* **DIRECTIONS**
In the records below, find each line containing the word "with" and copy it.

── STORED ROWS

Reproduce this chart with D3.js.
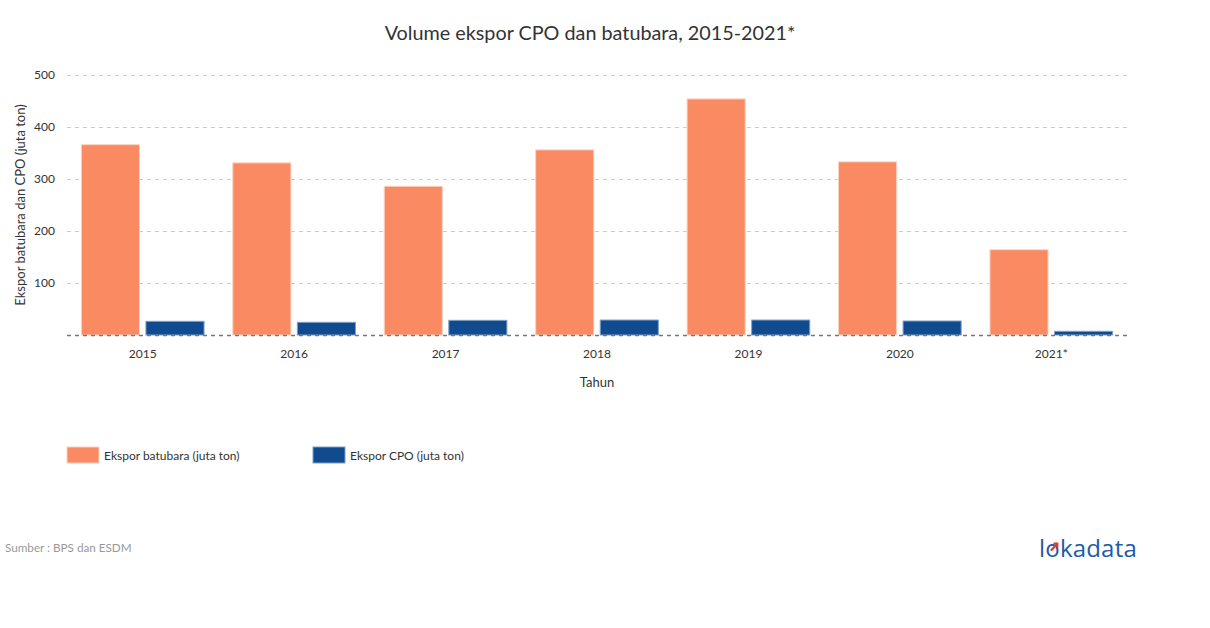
<!DOCTYPE html>
<html>
<head>
<meta charset="utf-8">
<script src="https://cdn.jsdelivr.net/npm/d3@7"></script>
<style>
  html, body { margin: 0; padding: 0; background: #fff; }
  svg { display: block; font-family: Lato, "Open Sans", sans-serif; }
</style>
</head>
<body>
<svg id="chart" width="1210" height="628"></svg>
<script>
const categories = ["2015", "2016", "2017", "2018", "2019", "2020", "2021*"];
const coalValues = [366, 331, 286, 356, 454, 333, 164];
const cpoValues = [26.3, 24.4, 28.2, 28.8, 28.8, 26.9, 7.1];
const yTicks = [0, 100, 200, 300, 400, 500];
const seriesNames = ["Ekspor batubara (juta ton)", "Ekspor CPO (juta ton)"];
const seriesColors = ["#f98a62", "#104b8f"];
const seriesStrokes = ["#fcd2c0", "#7f9fc6"];

const svg = d3.select("#chart");
const margin = { left: 67, right: 1127, top: 75, bottom: 335 };

const x = d3.scaleBand().domain(categories).range([margin.left, margin.right]).paddingInner(0.19).paddingOuter(0.095);
const xs = d3.scaleBand().domain([0, 1]).range([0, x.bandwidth()]).paddingInner(0.1);
const y = d3.scaleLinear().domain([0, 500]).range([margin.bottom, margin.top]);

// Title
svg.append("text").attr("x", 590).attr("y", 40).attr("text-anchor", "middle")
  .attr("font-size", 19.8).attr("fill", "#333").text("Volume ekspor CPO dan batubara, 2015-2021*");

// Gridlines
svg.append("g").selectAll("line").data(yTicks.filter(d => d > 0)).join("line")
  .attr("x1", margin.left).attr("x2", margin.right)
  .attr("y1", d => y(d) + 0.5).attr("y2", d => y(d) + 0.5)
  .attr("stroke", "#cccccc").attr("stroke-width", 1).attr("stroke-dasharray", "4,4");

// Y axis
const yAxis = d3.axisLeft(y).tickValues(yTicks.filter(d => d > 0)).tickSize(0).tickPadding(12);
const yg = svg.append("g").attr("transform", `translate(${margin.left},0)`).call(yAxis);
yg.select(".domain").remove();
yg.selectAll("text").attr("font-size", 12).attr("fill", "#333").attr("font-family", "Lato, sans-serif");

// Bars
const data = categories.map((c, i) => ({ c, v: [coalValues[i], cpoValues[i]] }));
const groups = svg.append("g").selectAll("g").data(data).join("g")
  .attr("transform", d => `translate(${x(d.c)},0)`);
groups.selectAll("rect").data(d => d.v.map((v, k) => ({ v, k }))).join("rect")
  .attr("x", d => xs(d.k)).attr("width", xs.bandwidth())
  .attr("y", d => y(d.v)).attr("height", d => y(0) - y(d.v))
  .attr("fill", d => seriesColors[d.k])
  .attr("stroke", d => seriesStrokes[d.k]).attr("stroke-width", 1);

// Zero line
svg.append("line").attr("x1", margin.left).attr("x2", margin.right)
  .attr("y1", y(0) + 0.5).attr("y2", y(0) + 0.5)
  .attr("stroke", "#777").attr("stroke-width", 1.5).attr("stroke-dasharray", "4,4");

// X axis
const xAxis = d3.axisBottom(x).tickSize(0).tickPadding(14);
const xg = svg.append("g").attr("transform", `translate(0,${margin.bottom})`).call(xAxis);
xg.select(".domain").remove();
xg.selectAll("text").attr("font-size", 12).attr("fill", "#333").attr("font-family", "Lato, sans-serif");

// Axis titles
svg.append("text").attr("x", 597).attr("y", 387).attr("text-anchor", "middle")
  .attr("font-size", 13).attr("fill", "#333").text("Tahun");
svg.append("text").attr("transform", "translate(25,205) rotate(-90)").attr("text-anchor", "middle")
  .attr("font-size", 13).attr("fill", "#333").text("Ekspor batubara dan CPO (juta ton)");

// Legend
const legendX = [67, 313];
const lg = svg.append("g").selectAll("g").data(seriesNames).join("g")
  .attr("transform", (d, i) => `translate(${legendX[i]},447)`);
lg.append("rect").attr("width", 32).attr("height", 16)
  .attr("fill", (d, i) => seriesColors[i]).attr("stroke", (d, i) => seriesStrokes[i]).attr("stroke-width", 1);
lg.append("text").attr("x", 37).attr("y", 12.5).attr("font-size", 12).attr("fill", "#333").text(d => d);

// Source
svg.append("text").attr("x", 5).attr("y", 552).attr("font-size", 11.7).attr("fill", "#999").text("Sumber : BPS dan ESDM");

// Logo
const logo = svg.append("g").attr("transform", "translate(1039,557)");
logo.append("text").attr("x", 0).attr("y", 0).attr("font-size", 24).attr("font-family", "'Open Sans', sans-serif")
  .attr("fill", "#1e5aa8").attr("letter-spacing", 0.2).text("lokadata");
logo.append("path").attr("d", "M12.5,-7 L18,-13").attr("stroke", "#e8362c").attr("stroke-width", 2.2).attr("stroke-linecap", "round");
logo.append("path").attr("d", "M14.5,-13.5 L18.5,-13.5 L18.5,-9.5").attr("stroke", "#e8362c").attr("stroke-width", 1.8).attr("fill", "none");
</script>
</body>
</html>
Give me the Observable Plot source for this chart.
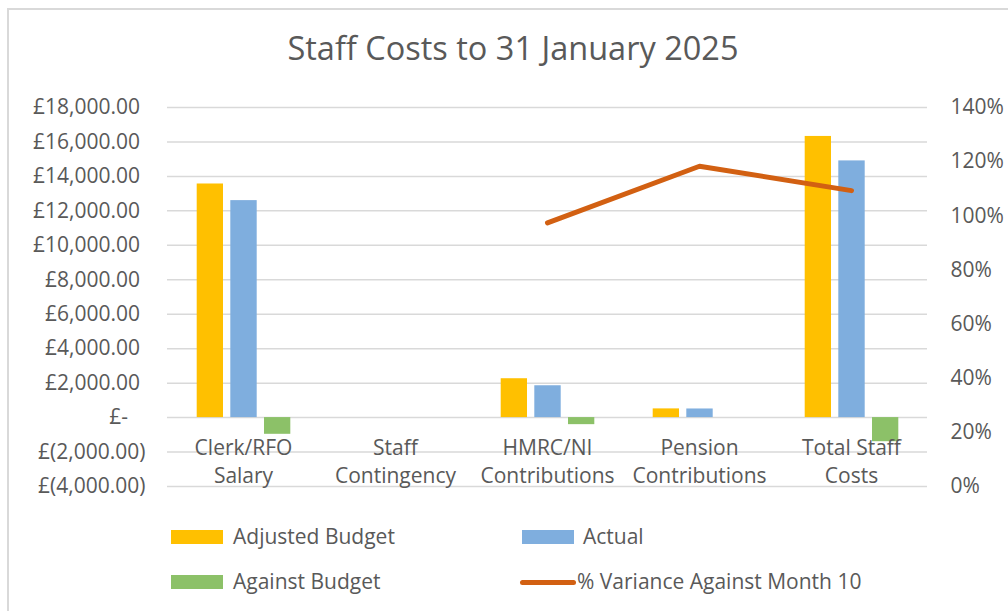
<!DOCTYPE html>
<html>
<head>
<meta charset="utf-8">
<script src="https://cdn.jsdelivr.net/npm/d3@7"></script>
<script src="https://cdn.jsdelivr.net/npm/@observablehq/plot@0.6"></script>
<style>
  html, body { margin: 0; padding: 0; background: white; overflow: hidden; }
  #page { position: relative; width: 1008px; height: 611px; overflow: hidden; font-family: "Open Sans", sans-serif; color: #595959; }
  #frame { position: absolute; left: 7px; top: 8px; width: 1100px; height: 700px; border: 2px solid #d9d9d9; box-sizing: border-box; pointer-events: none; }
  #title { position: absolute; left: 0; top: 0; width: 1008px; height: 80px; box-sizing: border-box; padding-left: 18px; padding-top: 28px; text-align: center; font-size: 32.5px; line-height: 40px; color: #595959; white-space: nowrap; }
  #chart { position: absolute; left: 0; top: 80px; }
  .leg { position: absolute; font-size: 21px; line-height: 28px; color: #595959; white-space: nowrap; }
  .sw { position: absolute; width: 52px; height: 14px; }
  .ln { position: absolute; width: 56px; height: 5px; border-radius: 3px; }
</style>
</head>
<body>
<div id="page">
  <div id="title">Staff Costs to 31 January 2025</div>
  <div id="chart"></div>
  <div id="legend"></div>
  <div id="frame"></div>
</div>
<script>
// ---- data ----
const categories = ["Clerk/RFO\nSalary", "Staff\nContingency", "HMRC/NI\nContributions", "Pension\nContributions", "Total Staff\nCosts"];
const adjustedBudget = [13560, 0, 2256, 505, 16320];
const actual = [12595, 0, 1848, 500, 14900];
const againstBudget = [-970, 0, -410, 0, -1400];
const variancePct = [null, null, 0.974, 1.183, 1.093];
const leftTicks = [-4000, -2000, 0, 2000, 4000, 6000, 8000, 10000, 12000, 14000, 16000, 18000];
const rightTicks = [0, 0.2, 0.4, 0.6, 0.8, 1.0, 1.2, 1.4];
const seriesNames = ["Adjusted Budget", "Actual", "Against Budget", "% Variance Against Month 10"];
const seriesColors = ["#FFC000", "#7FAEDE", "#8CC168", "#D26012"];

// ---- helpers ----
const yMin = -4000, yMax = 18000, pMax = 1.4;
const toLeft = p => yMin + p / pMax * (yMax - yMin);
const fromLeft = v => (v - yMin) / (yMax - yMin) * pMax;
const f2 = d3.format(",.2f");
function fmtGBP(v) {
  if (v === 0) return "£-\u2007\u2008";
  if (v < 0) return "£(" + f2(-v) + ")";
  return "£" + f2(v) + "\u2008";
}

const rows = categories.map((c, i) => ({
  category: c,
  budget: adjustedBudget[i],
  actual: actual[i],
  against: againstBudget[i],
  pct: variancePct[i]
}));

const chart = Plot.plot({
  width: 1008,
  height: 420,
  marginTop: 27,
  marginBottom: 14,
  marginLeft: 167,
  marginRight: 81,
  style: { fontFamily: "Open Sans, sans-serif", fontSize: "21px", color: "#595959", background: "white", overflow: "visible" },
  x: { domain: categories, padding: 0, axis: null },
  y: { domain: [yMin, yMax], axis: null },
  marks: [
    Plot.gridY(leftTicks, { stroke: "#d9d9d9", strokeOpacity: 1, strokeWidth: 1.5 }),
    Plot.axisY(leftTicks, { anchor: "left", tickSize: 0, tickPadding: 22, tickFormat: fmtGBP, label: null, fontSize: 21, fill: "#595959" }),
    Plot.axisY(rightTicks.map(toLeft), { anchor: "right", tickSize: 0, tickPadding: 23, label: null, fontSize: 21, fill: "#595959",
      tickFormat: v => Math.round(fromLeft(v) * 100) + "%" }),
    Plot.barY(rows, { x: "category", y: "budget", fill: seriesColors[0], insetLeft: 29.7, insetRight: 96 }),
    Plot.barY(rows, { x: "category", y: "actual", fill: seriesColors[1], insetLeft: 63.3, insetRight: 62.3 }),
    Plot.barY(rows, { x: "category", y: "against", fill: seriesColors[2], insetLeft: 97, insetRight: 28.7 }),
    Plot.text(rows, { x: "category", y: () => 0, text: "category", lineAnchor: "top", dy: 17, lineHeight: 1.36, fill: "#595959", fontSize: 21 }),
    Plot.lineY(rows, { x: "category", y: d => d.pct == null ? NaN : toLeft(d.pct), stroke: seriesColors[3], strokeWidth: 5, strokeLinecap: "round", strokeLinejoin: "round" })
  ]
});
document.getElementById("chart").appendChild(chart);

// ---- legend ----
const legend = document.getElementById("legend");
const legItems = [
  { name: seriesNames[0], color: seriesColors[0], type: "sw", sx: 171, tx: 233, cy: 537 },
  { name: seriesNames[1], color: seriesColors[1], type: "sw", sx: 522, tx: 583, cy: 537 },
  { name: seriesNames[2], color: seriesColors[2], type: "sw", sx: 171, tx: 233, cy: 582 },
  { name: seriesNames[3], color: seriesColors[3], type: "ln", sx: 520, tx: 577, cy: 582 }
];
legItems.forEach(it => {
  const s = document.createElement("div");
  s.className = it.type;
  s.style.left = it.sx + "px";
  s.style.background = it.color;
  s.style.top = (it.type === "sw" ? it.cy - 7 : it.cy - 2.5) + "px";
  legend.appendChild(s);
  const t = document.createElement("div");
  t.className = "leg";
  t.style.left = it.tx + "px";
  t.style.top = (it.cy - 15) + "px";
  t.textContent = it.name;
  legend.appendChild(t);
});
</script>
</body>
</html>
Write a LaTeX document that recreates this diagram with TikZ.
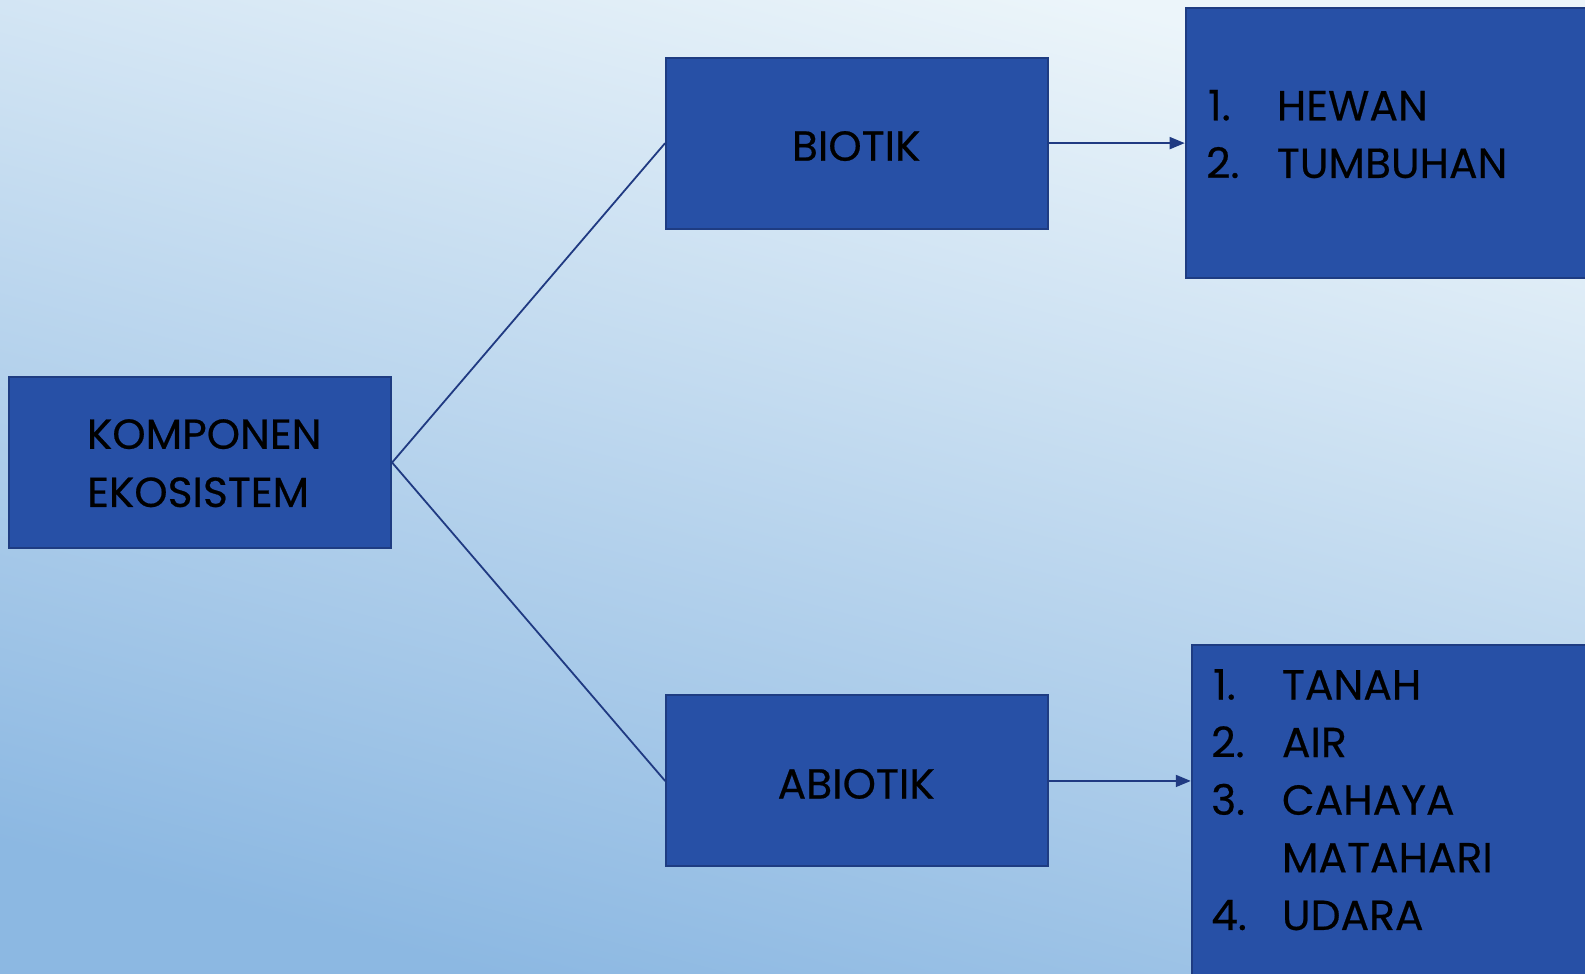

────

* **ANSWER TO THIS TASK**
Reproduce this chart with D3.js.
Write a LaTeX document that recreates this diagram with TikZ.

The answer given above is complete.